Global-Equivalent Sliding Mode Control Method for Bridge Crane

A wide application of sliding mode variable structure control as a nonlinear robust control method, has been witnessed in anti-swing positioning control of bridge crane system. Aiming at the problem that the sliding mode variable structure control system of bridge crane is not robust in approaching process, a new Global-Equivalent Sliding Mode Controller (GESMC) based on bridge crane system is proposed. This controller can realize the anti-sway positioning control of the bridge crane system under the condition of uncertain model parameters and external disturbance. The proposed controller, different from the traditional sliding mode control, excels in improving system robustness through keeping the system states in the sliding surface during the whole response process. Specifically, it initiates with the design of a global sliding surface, which can eliminate the sliding mode approach process of the system and achieve global robustness in the system.
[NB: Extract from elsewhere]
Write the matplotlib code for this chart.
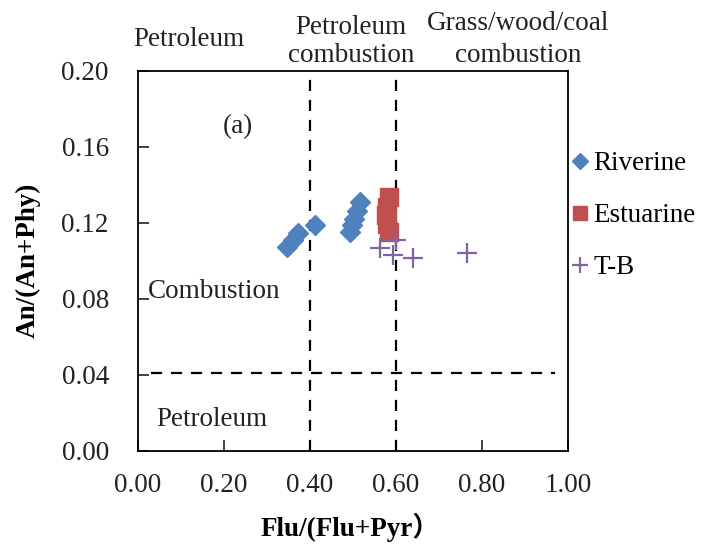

Afterwards, a new switching function combined with the equivalent sliding mode control method is incorporated to effectively reduce the chattering generated when the system reaches the sliding mode manifold. Its asymptotic stability is proven without a priori knowledge on the bounds of unknown disturbances by using the Lyapunov stability theory. Lastly, the simulation conducted verifies the effectiveness and robustness of the GESMC proposed in this paper and meanwhile demonstrates a comparatively favorable performance for the GESMC in reducing chattering.